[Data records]
# # #

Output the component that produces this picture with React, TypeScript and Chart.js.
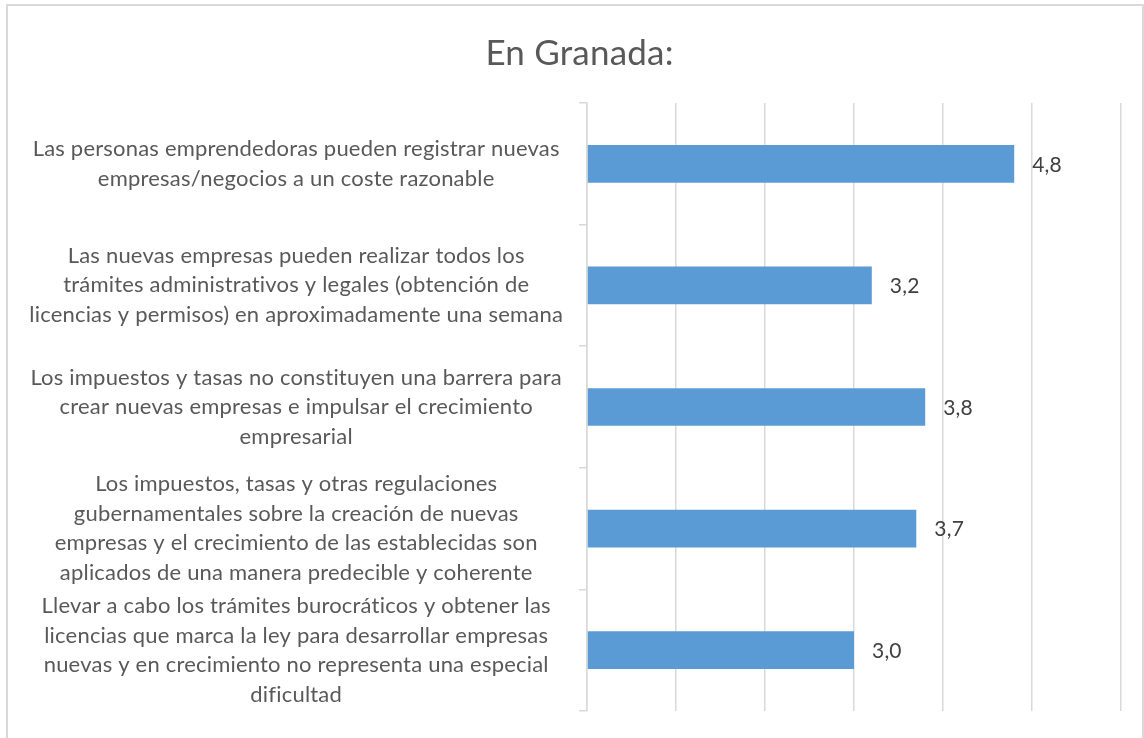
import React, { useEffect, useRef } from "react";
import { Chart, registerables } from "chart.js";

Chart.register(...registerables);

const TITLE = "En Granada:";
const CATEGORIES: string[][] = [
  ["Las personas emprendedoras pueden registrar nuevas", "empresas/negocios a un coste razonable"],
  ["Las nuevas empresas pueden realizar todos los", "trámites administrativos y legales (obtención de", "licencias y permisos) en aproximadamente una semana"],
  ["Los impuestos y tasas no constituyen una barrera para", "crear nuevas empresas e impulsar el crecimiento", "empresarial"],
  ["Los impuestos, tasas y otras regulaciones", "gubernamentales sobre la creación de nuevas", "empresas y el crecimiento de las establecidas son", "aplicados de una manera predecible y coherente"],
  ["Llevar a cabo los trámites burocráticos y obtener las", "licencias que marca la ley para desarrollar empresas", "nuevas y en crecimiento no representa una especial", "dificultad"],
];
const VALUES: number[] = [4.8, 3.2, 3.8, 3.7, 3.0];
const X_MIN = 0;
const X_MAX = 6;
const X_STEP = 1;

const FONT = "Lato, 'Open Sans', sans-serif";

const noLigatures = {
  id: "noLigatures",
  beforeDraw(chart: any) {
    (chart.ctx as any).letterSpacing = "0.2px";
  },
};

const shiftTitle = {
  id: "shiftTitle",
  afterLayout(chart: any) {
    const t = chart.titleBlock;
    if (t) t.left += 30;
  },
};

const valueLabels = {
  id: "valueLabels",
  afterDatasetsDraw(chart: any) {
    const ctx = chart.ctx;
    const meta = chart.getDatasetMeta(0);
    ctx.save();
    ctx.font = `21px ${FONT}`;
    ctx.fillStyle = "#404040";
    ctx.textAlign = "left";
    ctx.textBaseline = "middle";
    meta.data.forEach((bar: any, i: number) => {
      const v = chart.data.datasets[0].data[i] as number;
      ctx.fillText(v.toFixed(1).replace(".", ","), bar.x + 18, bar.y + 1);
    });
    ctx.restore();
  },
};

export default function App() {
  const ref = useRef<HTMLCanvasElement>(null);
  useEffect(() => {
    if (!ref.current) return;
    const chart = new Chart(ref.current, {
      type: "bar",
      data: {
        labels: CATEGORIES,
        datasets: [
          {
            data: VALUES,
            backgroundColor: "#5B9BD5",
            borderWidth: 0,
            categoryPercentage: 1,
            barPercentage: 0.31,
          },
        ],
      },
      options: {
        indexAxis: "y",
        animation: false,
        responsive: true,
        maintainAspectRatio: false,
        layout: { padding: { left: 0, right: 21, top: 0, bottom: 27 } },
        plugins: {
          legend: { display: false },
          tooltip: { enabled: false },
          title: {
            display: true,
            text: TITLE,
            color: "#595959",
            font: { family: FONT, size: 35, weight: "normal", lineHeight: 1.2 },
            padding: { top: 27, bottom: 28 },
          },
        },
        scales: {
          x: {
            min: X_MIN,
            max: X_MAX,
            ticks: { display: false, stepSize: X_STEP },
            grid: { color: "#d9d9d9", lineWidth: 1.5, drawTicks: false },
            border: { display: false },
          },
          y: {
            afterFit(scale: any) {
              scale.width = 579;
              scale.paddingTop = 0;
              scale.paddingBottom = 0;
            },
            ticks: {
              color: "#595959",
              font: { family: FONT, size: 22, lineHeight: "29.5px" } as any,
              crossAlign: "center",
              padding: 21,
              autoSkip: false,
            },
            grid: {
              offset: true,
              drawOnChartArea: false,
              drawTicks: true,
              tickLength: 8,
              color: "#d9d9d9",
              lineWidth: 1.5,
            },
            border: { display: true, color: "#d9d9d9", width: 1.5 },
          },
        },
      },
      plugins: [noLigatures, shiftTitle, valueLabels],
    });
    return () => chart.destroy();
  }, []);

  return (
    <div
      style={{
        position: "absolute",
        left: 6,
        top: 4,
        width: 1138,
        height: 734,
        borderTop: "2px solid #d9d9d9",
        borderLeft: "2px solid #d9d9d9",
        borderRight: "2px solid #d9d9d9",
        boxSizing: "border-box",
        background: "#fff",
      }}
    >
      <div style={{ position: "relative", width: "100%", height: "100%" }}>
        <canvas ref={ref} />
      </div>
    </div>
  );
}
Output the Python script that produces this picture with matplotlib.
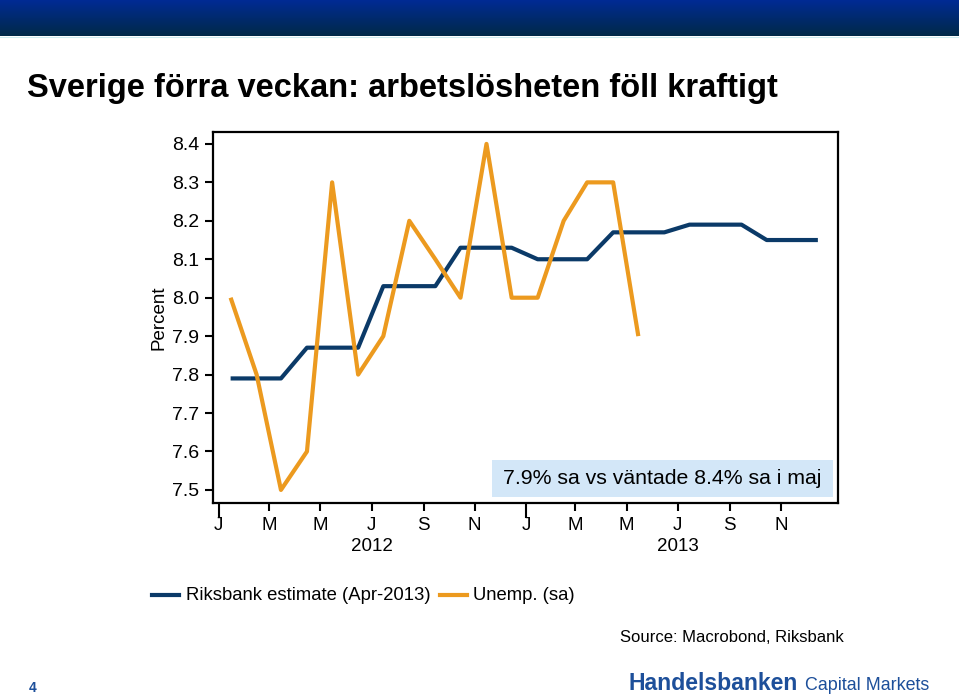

# # #

The request:
Transcribe the listing above verbatim. Omit the pictures.

The response:
Output the component that produces this picture with React, TypeScript and Chart.js.
import React, { useEffect, useRef } from "react";
import { Chart, registerables } from "chart.js";

Chart.register(...registerables);

const TITLE = "En Granada:";
const CATEGORIES: string[][] = [
  ["Las personas emprendedoras pueden registrar nuevas", "empresas/negocios a un coste razonable"],
  ["Las nuevas empresas pueden realizar todos los", "trámites administrativos y legales (obtención de", "licencias y permisos) en aproximadamente una semana"],
  ["Los impuestos y tasas no constituyen una barrera para", "crear nuevas empresas e impulsar el crecimiento", "empresarial"],
  ["Los impuestos, tasas y otras regulaciones", "gubernamentales sobre la creación de nuevas", "empresas y el crecimiento de las establecidas son", "aplicados de una manera predecible y coherente"],
  ["Llevar a cabo los trámites burocráticos y obtener las", "licencias que marca la ley para desarrollar empresas", "nuevas y en crecimiento no representa una especial", "dificultad"],
];
const VALUES: number[] = [4.8, 3.2, 3.8, 3.7, 3.0];
const X_MIN = 0;
const X_MAX = 6;
const X_STEP = 1;

const FONT = "Lato, 'Open Sans', sans-serif";

const noLigatures = {
  id: "noLigatures",
  beforeDraw(chart: any) {
    (chart.ctx as any).letterSpacing = "0.2px";
  },
};

const shiftTitle = {
  id: "shiftTitle",
  afterLayout(chart: any) {
    const t = chart.titleBlock;
    if (t) t.left += 30;
  },
};

const valueLabels = {
  id: "valueLabels",
  afterDatasetsDraw(chart: any) {
    const ctx = chart.ctx;
    const meta = chart.getDatasetMeta(0);
    ctx.save();
    ctx.font = `21px ${FONT}`;
    ctx.fillStyle = "#404040";
    ctx.textAlign = "left";
    ctx.textBaseline = "middle";
    meta.data.forEach((bar: any, i: number) => {
      const v = chart.data.datasets[0].data[i] as number;
      ctx.fillText(v.toFixed(1).replace(".", ","), bar.x + 18, bar.y + 1);
    });
    ctx.restore();
  },
};

export default function App() {
  const ref = useRef<HTMLCanvasElement>(null);
  useEffect(() => {
    if (!ref.current) return;
    const chart = new Chart(ref.current, {
      type: "bar",
      data: {
        labels: CATEGORIES,
        datasets: [
          {
            data: VALUES,
            backgroundColor: "#5B9BD5",
            borderWidth: 0,
            categoryPercentage: 1,
            barPercentage: 0.31,
          },
        ],
      },
      options: {
        indexAxis: "y",
        animation: false,
        responsive: true,
        maintainAspectRatio: false,
        layout: { padding: { left: 0, right: 21, top: 0, bottom: 27 } },
        plugins: {
          legend: { display: false },
          tooltip: { enabled: false },
          title: {
            display: true,
            text: TITLE,
            color: "#595959",
            font: { family: FONT, size: 35, weight: "normal", lineHeight: 1.2 },
            padding: { top: 27, bottom: 28 },
          },
        },
        scales: {
          x: {
            min: X_MIN,
            max: X_MAX,
            ticks: { display: false, stepSize: X_STEP },
            grid: { color: "#d9d9d9", lineWidth: 1.5, drawTicks: false },
            border: { display: false },
          },
          y: {
            afterFit(scale: any) {
              scale.width = 579;
              scale.paddingTop = 0;
              scale.paddingBottom = 0;
            },
            ticks: {
              color: "#595959",
              font: { family: FONT, size: 22, lineHeight: "29.5px" } as any,
              crossAlign: "center",
              padding: 21,
              autoSkip: false,
            },
            grid: {
              offset: true,
              drawOnChartArea: false,
              drawTicks: true,
              tickLength: 8,
              color: "#d9d9d9",
              lineWidth: 1.5,
            },
            border: { display: true, color: "#d9d9d9", width: 1.5 },
          },
        },
      },
      plugins: [noLigatures, shiftTitle, valueLabels],
    });
    return () => chart.destroy();
  }, []);

  return (
    <div
      style={{
        position: "absolute",
        left: 6,
        top: 4,
        width: 1138,
        height: 734,
        borderTop: "2px solid #d9d9d9",
        borderLeft: "2px solid #d9d9d9",
        borderRight: "2px solid #d9d9d9",
        boxSizing: "border-box",
        background: "#fff",
      }}
    >
      <div style={{ position: "relative", width: "100%", height: "100%" }}>
        <canvas ref={ref} />
      </div>
    </div>
  );
}
Output the Python script that produces this picture with matplotlib.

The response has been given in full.